[Charts and diagrams as code]
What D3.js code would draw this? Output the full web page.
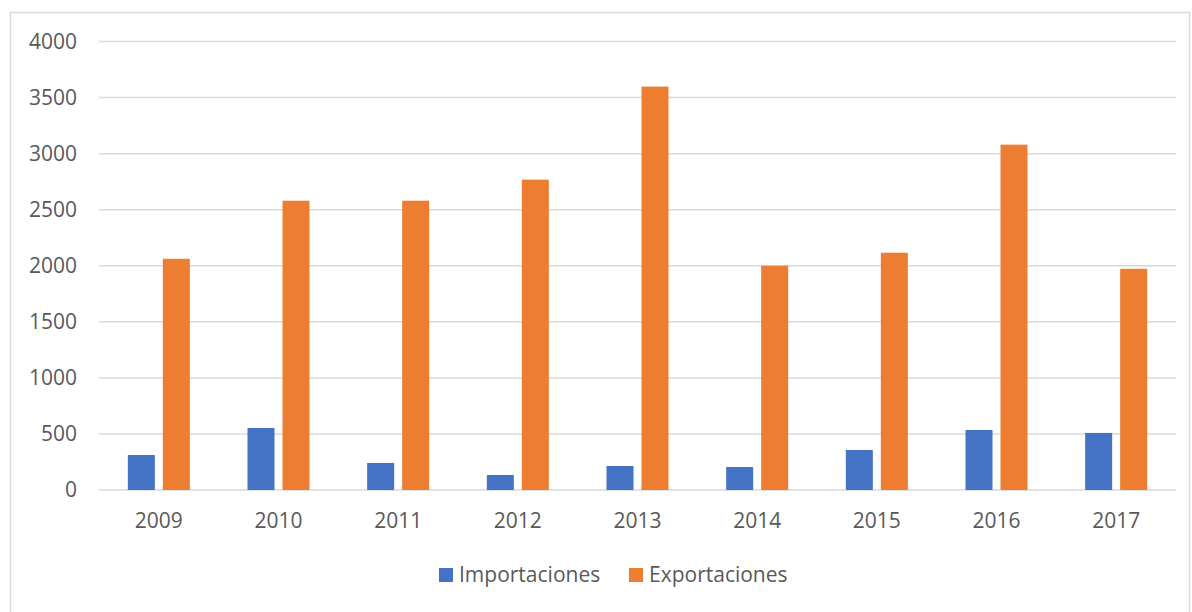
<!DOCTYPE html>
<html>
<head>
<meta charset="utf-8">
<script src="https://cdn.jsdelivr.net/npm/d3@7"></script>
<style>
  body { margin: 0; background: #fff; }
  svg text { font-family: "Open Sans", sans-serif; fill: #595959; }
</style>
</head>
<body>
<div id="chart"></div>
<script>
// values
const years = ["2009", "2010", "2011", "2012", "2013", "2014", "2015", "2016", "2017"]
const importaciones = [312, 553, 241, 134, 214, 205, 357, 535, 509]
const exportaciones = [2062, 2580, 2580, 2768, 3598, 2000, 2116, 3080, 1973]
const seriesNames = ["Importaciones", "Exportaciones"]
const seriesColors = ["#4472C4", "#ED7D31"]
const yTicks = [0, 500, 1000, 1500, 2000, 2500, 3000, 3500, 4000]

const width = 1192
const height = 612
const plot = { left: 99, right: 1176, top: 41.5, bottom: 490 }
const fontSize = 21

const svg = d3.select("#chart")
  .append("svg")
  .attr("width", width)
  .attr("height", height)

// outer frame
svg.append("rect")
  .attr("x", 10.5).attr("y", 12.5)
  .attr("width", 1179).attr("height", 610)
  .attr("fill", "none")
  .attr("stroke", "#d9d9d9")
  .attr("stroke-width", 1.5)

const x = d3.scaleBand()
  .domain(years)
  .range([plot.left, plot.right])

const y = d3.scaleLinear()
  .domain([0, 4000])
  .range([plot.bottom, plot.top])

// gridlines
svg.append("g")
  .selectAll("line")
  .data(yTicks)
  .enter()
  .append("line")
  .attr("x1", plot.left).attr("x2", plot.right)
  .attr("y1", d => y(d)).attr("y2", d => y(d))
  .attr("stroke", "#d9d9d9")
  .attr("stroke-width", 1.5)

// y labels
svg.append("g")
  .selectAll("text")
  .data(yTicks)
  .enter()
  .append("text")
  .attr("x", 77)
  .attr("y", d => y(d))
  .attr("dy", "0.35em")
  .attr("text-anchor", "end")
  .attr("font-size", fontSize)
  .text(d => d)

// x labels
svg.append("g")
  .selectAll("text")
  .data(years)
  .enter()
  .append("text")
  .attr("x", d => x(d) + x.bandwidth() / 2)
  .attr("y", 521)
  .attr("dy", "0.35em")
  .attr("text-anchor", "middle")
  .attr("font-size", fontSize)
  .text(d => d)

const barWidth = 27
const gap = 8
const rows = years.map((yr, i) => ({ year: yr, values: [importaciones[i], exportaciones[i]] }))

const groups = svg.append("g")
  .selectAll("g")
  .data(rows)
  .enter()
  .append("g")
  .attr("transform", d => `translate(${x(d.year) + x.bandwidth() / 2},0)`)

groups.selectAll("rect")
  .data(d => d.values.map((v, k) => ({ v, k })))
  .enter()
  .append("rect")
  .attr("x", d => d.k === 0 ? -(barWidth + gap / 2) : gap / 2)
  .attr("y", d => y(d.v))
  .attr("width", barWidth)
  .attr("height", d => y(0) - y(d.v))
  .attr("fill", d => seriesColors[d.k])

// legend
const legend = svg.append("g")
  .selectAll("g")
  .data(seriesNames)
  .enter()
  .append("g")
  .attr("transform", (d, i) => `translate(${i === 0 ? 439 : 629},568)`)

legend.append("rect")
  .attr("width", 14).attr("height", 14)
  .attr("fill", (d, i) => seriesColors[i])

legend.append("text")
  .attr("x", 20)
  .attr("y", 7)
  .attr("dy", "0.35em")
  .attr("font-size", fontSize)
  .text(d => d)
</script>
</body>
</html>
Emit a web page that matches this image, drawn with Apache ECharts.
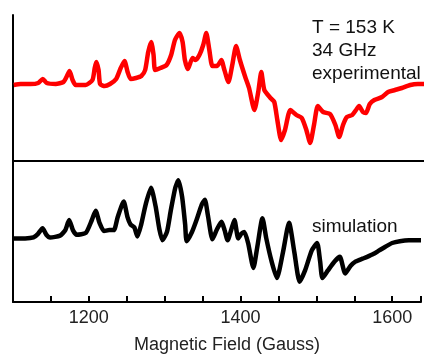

_TASK REQUIREMENTS_.
Verbatim reproduction of every record is required; images are left out.

_THE SOLUTION_.
What D3.js code would draw this? Output the full web page.
<!DOCTYPE html>
<html>
<head>
<meta charset="utf-8">
<script src="https://cdn.jsdelivr.net/npm/d3@7"></script>
<style>
  body { margin: 0; background: #fff; }
  svg text { font-family: "Open Sans", sans-serif; fill: #595959; }
</style>
</head>
<body>
<div id="chart"></div>
<script>
// values
const years = ["2009", "2010", "2011", "2012", "2013", "2014", "2015", "2016", "2017"]
const importaciones = [312, 553, 241, 134, 214, 205, 357, 535, 509]
const exportaciones = [2062, 2580, 2580, 2768, 3598, 2000, 2116, 3080, 1973]
const seriesNames = ["Importaciones", "Exportaciones"]
const seriesColors = ["#4472C4", "#ED7D31"]
const yTicks = [0, 500, 1000, 1500, 2000, 2500, 3000, 3500, 4000]

const width = 1192
const height = 612
const plot = { left: 99, right: 1176, top: 41.5, bottom: 490 }
const fontSize = 21

const svg = d3.select("#chart")
  .append("svg")
  .attr("width", width)
  .attr("height", height)

// outer frame
svg.append("rect")
  .attr("x", 10.5).attr("y", 12.5)
  .attr("width", 1179).attr("height", 610)
  .attr("fill", "none")
  .attr("stroke", "#d9d9d9")
  .attr("stroke-width", 1.5)

const x = d3.scaleBand()
  .domain(years)
  .range([plot.left, plot.right])

const y = d3.scaleLinear()
  .domain([0, 4000])
  .range([plot.bottom, plot.top])

// gridlines
svg.append("g")
  .selectAll("line")
  .data(yTicks)
  .enter()
  .append("line")
  .attr("x1", plot.left).attr("x2", plot.right)
  .attr("y1", d => y(d)).attr("y2", d => y(d))
  .attr("stroke", "#d9d9d9")
  .attr("stroke-width", 1.5)

// y labels
svg.append("g")
  .selectAll("text")
  .data(yTicks)
  .enter()
  .append("text")
  .attr("x", 77)
  .attr("y", d => y(d))
  .attr("dy", "0.35em")
  .attr("text-anchor", "end")
  .attr("font-size", fontSize)
  .text(d => d)

// x labels
svg.append("g")
  .selectAll("text")
  .data(years)
  .enter()
  .append("text")
  .attr("x", d => x(d) + x.bandwidth() / 2)
  .attr("y", 521)
  .attr("dy", "0.35em")
  .attr("text-anchor", "middle")
  .attr("font-size", fontSize)
  .text(d => d)

const barWidth = 27
const gap = 8
const rows = years.map((yr, i) => ({ year: yr, values: [importaciones[i], exportaciones[i]] }))

const groups = svg.append("g")
  .selectAll("g")
  .data(rows)
  .enter()
  .append("g")
  .attr("transform", d => `translate(${x(d.year) + x.bandwidth() / 2},0)`)

groups.selectAll("rect")
  .data(d => d.values.map((v, k) => ({ v, k })))
  .enter()
  .append("rect")
  .attr("x", d => d.k === 0 ? -(barWidth + gap / 2) : gap / 2)
  .attr("y", d => y(d.v))
  .attr("width", barWidth)
  .attr("height", d => y(0) - y(d.v))
  .attr("fill", d => seriesColors[d.k])

// legend
const legend = svg.append("g")
  .selectAll("g")
  .data(seriesNames)
  .enter()
  .append("g")
  .attr("transform", (d, i) => `translate(${i === 0 ? 439 : 629},568)`)

legend.append("rect")
  .attr("width", 14).attr("height", 14)
  .attr("fill", (d, i) => seriesColors[i])

legend.append("text")
  .attr("x", 20)
  .attr("y", 7)
  .attr("dy", "0.35em")
  .attr("font-size", fontSize)
  .text(d => d)
</script>
</body>
</html>
Emit a web page that matches this image, drawn with Apache ECharts.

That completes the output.